▸ Stated task
Extract the lines of the material below, beginning with the first and ending with the line that holds "const lineR = d3.line<number>().x((_, i)". Skip every picture.

▸ Given information
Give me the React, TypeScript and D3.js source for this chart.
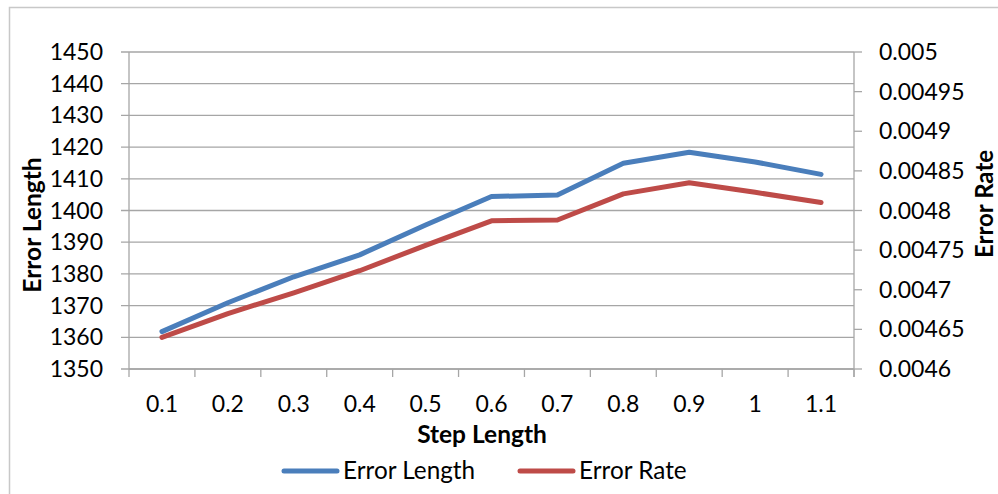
import React from "react";
import * as d3 from "d3";

const categories = ["0.1", "0.2", "0.3", "0.4", "0.5", "0.6", "0.7", "0.8", "0.9", "1", "1.1"];
const errorLength = [1361.8, 1370.9, 1379.1, 1386.0, 1395.4, 1404.4, 1404.9, 1414.9, 1418.4, 1415.3, 1411.4];
const errorRate = [0.00464, 0.00467, 0.004696, 0.004724, 0.004756, 0.004787, 0.004788, 0.004821, 0.004835, 0.004823, 0.00481];
const leftTicks = [1350, 1360, 1370, 1380, 1390, 1400, 1410, 1420, 1430, 1440, 1450];
const rightTicks = ["0.0046", "0.00465", "0.0047", "0.00475", "0.0048", "0.00485", "0.0049", "0.00495", "0.005"];

const W = 998, H = 494;
const left = 129, right = 854, top = 52, bottom = 369;
const FONT = "Lato, 'Open Sans', sans-serif";
const BLUE = "#4a7ebb";
const RED = "#be4b48";
const GRID = "#a6a6a6";

export default function App() {
  const x = d3.scaleBand<string>().domain(categories).range([left, right]);
  const yL = d3.scaleLinear().domain([1350, 1450]).range([bottom, top]);
  const yR = d3.scaleLinear().domain([0.0046, 0.005]).range([bottom, top]);
  const cx = (c: string) => (x(c) as number) + x.bandwidth() / 2;

  const lineL = d3.line<number>().x((_, i) => cx(categories[i])).y((d) => yL(d));
  const lineR = d3.line<number>().x((_, i) => cx(categories[i])).y((d) => yR(d));

  const boundaries = categories.map((c) => x(c) as number).concat([right]);

  return (
    <svg width={W} height={H} style={{ position: "absolute", left: 0, top: 0, background: "#fff" }} fontFamily={FONT}>
      <rect x={9.5} y={7.5} width={W + 10} height={H + 10} fill="#fff" stroke="#c8c8c8" strokeWidth={1.5} />
      {/* gridlines */}
      {leftTicks.map((t) => (
        <line key={"g" + t} x1={left - 8} x2={right} y1={yL(t)} y2={yL(t)} stroke={GRID} strokeWidth={1.3} />
      ))}
      {/* right ticks */}
      {rightTicks.map((t) => (
        <line key={"rt" + t} x1={right} x2={right + 8} y1={yR(+t)} y2={yR(+t)} stroke={GRID} strokeWidth={1.3} />
      ))}
      {/* axes */}
      <line x1={left} x2={left} y1={top} y2={bottom} stroke={GRID} strokeWidth={1.3} />
      <line x1={right} x2={right} y1={top} y2={bottom + 8} stroke={GRID} strokeWidth={1.3} />
      <line x1={left} x2={right} y1={bottom} y2={bottom} stroke={GRID} strokeWidth={1.3} />
      {boundaries.map((b, i) => (
        <line key={"xt" + i} x1={b} x2={b} y1={bottom} y2={bottom + 8} stroke={GRID} strokeWidth={1.3} />
      ))}
      {/* left labels */}
      {leftTicks.map((t) => (
        <text key={"l" + t} x={103} y={yL(t)} dy="0.35em" textAnchor="end" fontSize={23} fill="#000">
          {t}
        </text>
      ))}
      {rightTicks.map((t) => (
        <text key={"r" + t} x={879} y={yR(+t)} dy="0.35em" textAnchor="start" fontSize={23} fill="#000">
          {t}
        </text>
      ))}
      {categories.map((c) => (
        <text key={"c" + c} x={cx(c)} y={412} textAnchor="middle" fontSize={23} fill="#000">
          {c}
        </text>
      ))}
      {/* titles */}
      <text x={482} y={443} textAnchor="middle" fontSize={24.5} fontWeight="bold" fill="#000">
        Step Length
      </text>
      <text transform={`translate(41,225) rotate(-90)`} textAnchor="middle" fontSize={24.5} fontWeight="bold" fill="#000">
        Error Length
      </text>
      <text transform={`translate(993,204) rotate(-90)`} textAnchor="middle" fontSize={24} fontWeight="bold" fill="#000">
        Error Rate
      </text>
      {/* series */}
      <path d={lineL(errorLength) || ""} fill="none" stroke={BLUE} strokeWidth={5} strokeLinecap="round" strokeLinejoin="round" />
      <path d={lineR(errorRate) || ""} fill="none" stroke={RED} strokeWidth={5} strokeLinecap="round" strokeLinejoin="round" />
      {/* legend */}
      <line x1={284} x2={337} y1={471} y2={471} stroke={BLUE} strokeWidth={5} strokeLinecap="round" />
      <text x={343} y={479} fontSize={24.3} fill="#000">Error Length</text>
      <line x1={520} x2={573} y1={471} y2={471} stroke={RED} strokeWidth={5} strokeLinecap="round" />
      <text x={579} y={479} fontSize={24.3} fill="#000">Error Rate</text>
    </svg>
  );
}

▸ In response
Give me the React, TypeScript and D3.js source for this chart.
import React from "react";
import * as d3 from "d3";

const categories = ["0.1", "0.2", "0.3", "0.4", "0.5", "0.6", "0.7", "0.8", "0.9", "1", "1.1"];
const errorLength = [1361.8, 1370.9, 1379.1, 1386.0, 1395.4, 1404.4, 1404.9, 1414.9, 1418.4, 1415.3, 1411.4];
const errorRate = [0.00464, 0.00467, 0.004696, 0.004724, 0.004756, 0.004787, 0.004788, 0.004821, 0.004835, 0.004823, 0.00481];
const leftTicks = [1350, 1360, 1370, 1380, 1390, 1400, 1410, 1420, 1430, 1440, 1450];
const rightTicks = ["0.0046", "0.00465", "0.0047", "0.00475", "0.0048", "0.00485", "0.0049", "0.00495", "0.005"];

const W = 998, H = 494;
const left = 129, right = 854, top = 52, bottom = 369;
const FONT = "Lato, 'Open Sans', sans-serif";
const BLUE = "#4a7ebb";
const RED = "#be4b48";
const GRID = "#a6a6a6";

export default function App() {
  const x = d3.scaleBand<string>().domain(categories).range([left, right]);
  const yL = d3.scaleLinear().domain([1350, 1450]).range([bottom, top]);
  const yR = d3.scaleLinear().domain([0.0046, 0.005]).range([bottom, top]);
  const cx = (c: string) => (x(c) as number) + x.bandwidth() / 2;

  const lineL = d3.line<number>().x((_, i) => cx(categories[i])).y((d) => yL(d));
  const lineR = d3.line<number>().x((_, i) => cx(categories[i])).y((d) => yR(d));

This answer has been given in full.